“How many statisticians does it take to ensure at least a 50% chance of a disagreement about p-values?”
So questions George Cobb of Mt. Holyoke College in his commentary on the ASA’s 7th March ‘Statement on P Values: context, process and purpose’
The association took the unprecedented step of publishing the statement following a long litany of criticism of misuse of the P value. This included the decision last year by Journal of Basic and Applied Social Pyschology to restrict the publication of papers where hypothesis testing is used for analysis.
The 6 principles in the statement were summarized as :
P-values can indicate how incompatible the data are with a specified statistical model.
P-values do not measure the probability that the studied hypothesis is true, or the probability that the data were produced by random chance alone.
Scientific conclusions and business or policy decisions should not be based only on whether a p-value passes a specific threshold.
Proper inference requires full reporting and transparency.
A p-value, or statistical significance, does not measure the size of an effect or the importance of a result.
By itself, a p-value does not provide a good measure of evidence regarding a model or hypothesis.
Of course, this is not a new topic for statisticians who have been debating the issue for decades. It’s new though, that the ASA have formally spoken out, and importantly brought together a concise piece of guidance of this kind.
The ASA statement also includes 20 commentaries by eminent discussants, which are well worth taking the time to read.
One compelling argument is made by Professor Donald Berry of The University of Texas M.D. Anderson Cancer Center.
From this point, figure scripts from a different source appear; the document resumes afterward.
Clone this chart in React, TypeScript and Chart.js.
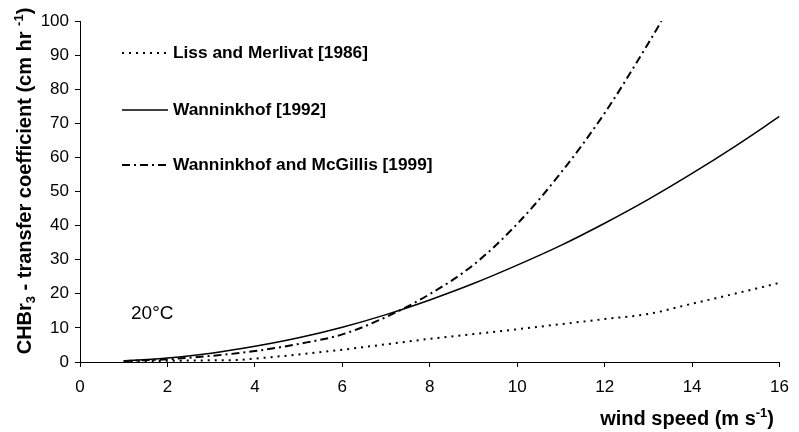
import { useEffect, useRef } from "react";
import { Chart, registerables } from "chart.js";

Chart.register(...registerables);

const lmSpeed = [1, 2, 3, 3.6, 4, 5, 6, 7, 8, 9, 10, 11, 12, 13, 14, 15, 16];
const lmValues = [0.2, 0.35, 0.5, 0.6, 1.0, 2.2, 3.6, 5.2, 6.8, 8.2, 9.6, 11.1, 12.6, 14.1, 17.1, 20.1, 23.2];

const w92Speed = [1, 2, 3, 4, 5, 6, 7, 8, 9, 10, 11, 12, 13, 14, 15, 16];
const w92Values = [0.3, 1.2, 2.6, 4.6, 7.1, 10.2, 13.9, 18.2, 23.0, 28.4, 34.2, 40.7, 47.7, 55.3, 63.4, 72.0];

const wmSpeed = [1, 2, 3, 4, 5, 6, 7, 8, 9, 10, 11, 12, 13, 13.3];
const wmValues = [0.3, 0.8, 1.8, 3.2, 5.3, 8.1, 13.2, 19.9, 28.5, 40.5, 55.5, 73.0, 93.5, 100.0];

const seriesNames = ["Liss and Merlivat [1986]", "Wanninkhof [1992]", "Wanninkhof and McGillis [1999]"];
const tempLabel = "20°C";

const FONT = "'Liberation Sans', Arial, Helvetica, sans-serif";

const dashDotted = [2, 5];
const dashSolid: number[] = [];
const dashDashDot = [8, 4, 2, 4];

type Piece = { t: string; size: number; dy: number };

function drawPieces(ctx: CanvasRenderingContext2D, pieces: Piece[], x: number, y: number, align: "left" | "center" | "right") {
  let total = 0;
  for (const p of pieces) {
    ctx.font = `bold ${p.size}px ${FONT}`;
    total += ctx.measureText(p.t).width;
  }
  let cx = align === "left" ? x : align === "center" ? x - total / 2 : x - total;
  ctx.textAlign = "left";
  ctx.textBaseline = "alphabetic";
  for (const p of pieces) {
    ctx.font = `bold ${p.size}px ${FONT}`;
    ctx.fillText(p.t, cx, y + p.dy);
    cx += ctx.measureText(p.t).width;
  }
}

const annotations = {
  id: "annotations",
  afterDraw(chart: Chart) {
    const ctx = chart.ctx;
    ctx.save();
    ctx.fillStyle = "#000";
    ctx.strokeStyle = "#000";

    // Y axis title (rotated)
    ctx.save();
    ctx.translate(31, 181);
    ctx.rotate(-Math.PI / 2);
    drawPieces(
      ctx,
      [
        { t: "CHBr", size: 20, dy: 0 },
        { t: "3", size: 13, dy: 4 },
        { t: " - transfer coefficient (cm hr ", size: 20, dy: 0 },
        { t: "-1", size: 13, dy: -8 },
        { t: ")", size: 20, dy: 0 },
      ],
      0,
      0,
      "center"
    );
    ctx.restore();

    // X axis title
    drawPieces(
      ctx,
      [
        { t: "wind speed (m s", size: 20, dy: 0 },
        { t: "-1", size: 13, dy: -8 },
        { t: ")", size: 20, dy: 0 },
      ],
      774,
      425,
      "right"
    );

    // Temperature label
    ctx.font = `19px ${FONT}`;
    ctx.textAlign = "left";
    ctx.textBaseline = "alphabetic";
    ctx.fillText(tempLabel, 131, 319);

    // Legend
    const dashes = [dashDotted, dashSolid, dashDashDot];
    const widths = [2, 1.5, 2];
    const ys = [53, 110, 165];
    for (let i = 0; i < seriesNames.length; i++) {
      ctx.save();
      ctx.beginPath();
      ctx.setLineDash(dashes[i]);
      ctx.lineWidth = widths[i];
      ctx.moveTo(122, ys[i]);
      ctx.lineTo(168, ys[i]);
      ctx.stroke();
      ctx.restore();
      ctx.font = `bold 17.3px ${FONT}`;
      ctx.textAlign = "left";
      ctx.textBaseline = "middle";
      ctx.fillText(seriesNames[i], 173, ys[i]);
    }
    ctx.restore();
  },
};

function toPoints(xs: number[], ys: number[]) {
  return xs.map((x, i) => ({ x, y: ys[i] }));
}

export default function App() {
  const ref = useRef<HTMLCanvasElement | null>(null);

  useEffect(() => {
    if (!ref.current) return;
    const tickFont = { family: FONT, size: 17 };
    const chart = new Chart(ref.current, {
      type: "line",
      data: {
        datasets: [
          {
            label: seriesNames[0],
            data: toPoints(lmSpeed, lmValues),
            borderColor: "#000",
            borderWidth: 2,
            borderDash: dashDotted,
            pointRadius: 0,
            cubicInterpolationMode: "monotone",
            fill: false,
          },
          {
            label: seriesNames[1],
            data: toPoints(w92Speed, w92Values),
            borderColor: "#000",
            borderWidth: 1.5,
            pointRadius: 0,
            cubicInterpolationMode: "monotone",
            fill: false,
          },
          {
            label: seriesNames[2],
            data: toPoints(wmSpeed, wmValues),
            borderColor: "#000",
            borderWidth: 2,
            borderDash: dashDashDot,
            pointRadius: 0,
            cubicInterpolationMode: "monotone",
            fill: false,
          },
        ],
      },
      options: {
        animation: false,
        responsive: true,
        maintainAspectRatio: false,
        layout: { padding: { top: 21, right: 11, left: 0, bottom: 0 } },
        plugins: { legend: { display: false }, tooltip: { enabled: false } },
        scales: {
          x: {
            type: "linear",
            min: 0,
            max: 16,
            ticks: { stepSize: 2, color: "#000", font: tickFont, padding: 10, maxRotation: 0 },
            grid: { drawOnChartArea: false, drawTicks: true, tickLength: 5, color: "#000", lineWidth: 1 },
            border: { display: true, color: "#000", width: 1 },
            afterFit: (s: any) => {
              s.height = 70;
            },
          },
          y: {
            type: "linear",
            min: 0,
            max: 100,
            ticks: { stepSize: 10, color: "#000", font: tickFont, padding: 6 },
            grid: { drawOnChartArea: false, drawTicks: true, tickLength: 5, color: "#000", lineWidth: 1 },
            border: { display: true, color: "#000", width: 1 },
            afterFit: (s: any) => {
              s.width = 80;
            },
          },
        },
      },
      plugins: [annotations],
    } as any);
    return () => chart.destroy();
  }, []);

  return (
    <div style={{ position: "absolute", left: 0, top: 0, width: 799, height: 432, background: "#fff" }}>
      <canvas ref={ref} />
    </div>
  );
}
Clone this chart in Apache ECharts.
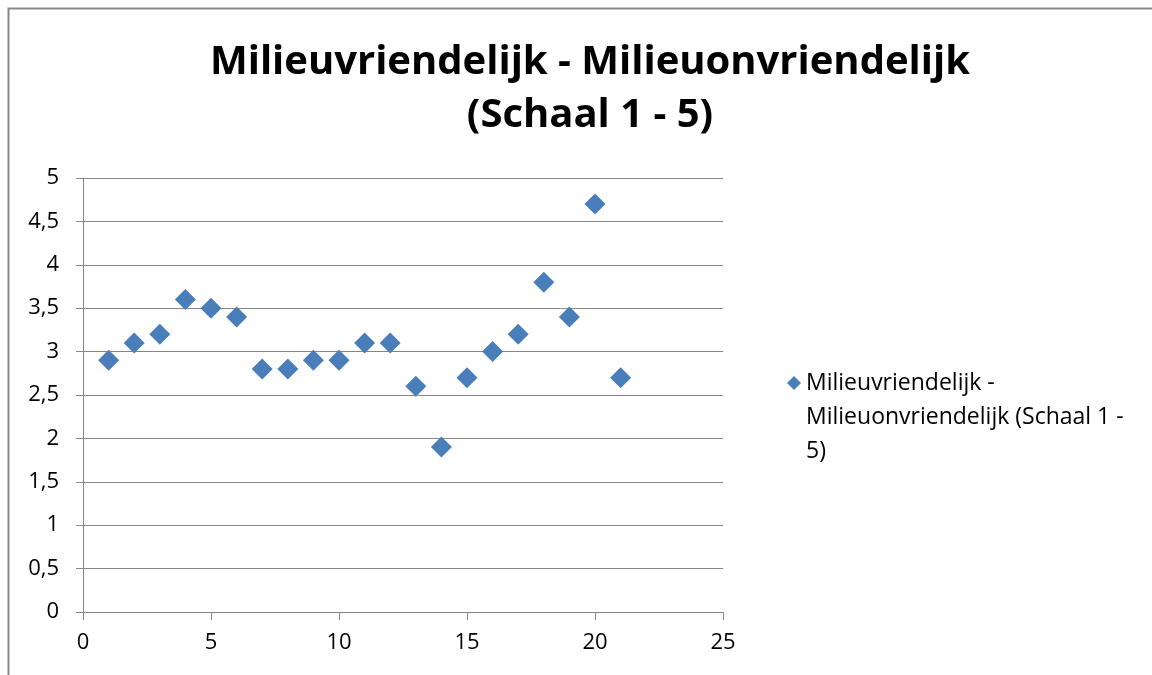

He comments that ‘More important than the credibility of our discipline is the impact that misuse and misinterpretation of statistical significance and p-values has on science and society. Patients with serious diseases have been harmed. Researchers have chased wild geese, finding too often that statistically significant conclusions could not be reproduced. The economic impacts of faulty statistical conclusions are great.’
Berry also goes on to contextualize the difficulties of communicating and discussing statistical significance within drug development.
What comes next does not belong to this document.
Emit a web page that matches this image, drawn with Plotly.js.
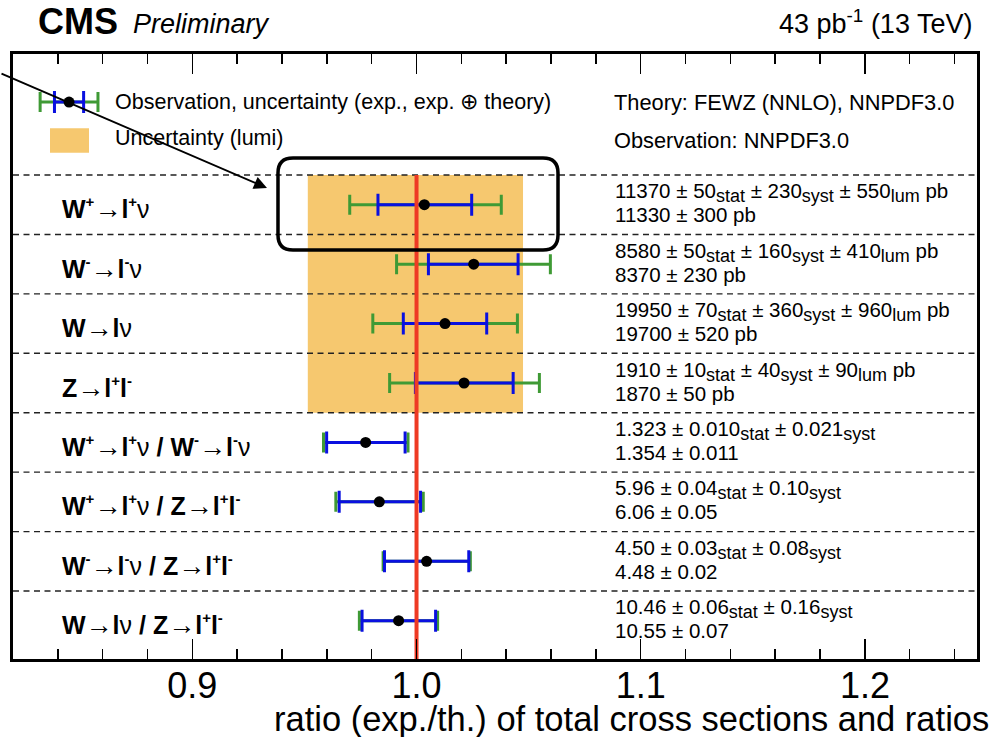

In his response, Stephen Senn urges caution. He notes that ‘inferences will be all the better for recognizing their limitations but will be worse if we attempt to replace them rather than supplement them.’ Yoav Benjamani of Tel Aviv University argues that the P value is unfairly singled out, saying that ‘ The well-‐phrased statement demonstrates our mistake in singling out the p value: posing the P value as a culprit, rather than the way most statistical tools are used in the modern world of industrialized science.’ He goes on to say that the P value offers ‘a first line of defense’ against being 'fooled by randomness', allowing researchers to separate 'signal from noise'. He argues that the P value should be complemented (rather than replaced) with confidence intervals and effect size estimates.
One area which many agreed on is that proper education is fundamental to addressing the issues moving forward. This holds true within statistical discipline itself, and in how statisticial principles are communicated to non-statisticians. To that end, the ASA are urging their members spread the word throughout their networks- to 'users of statistics' as well as to statisticians.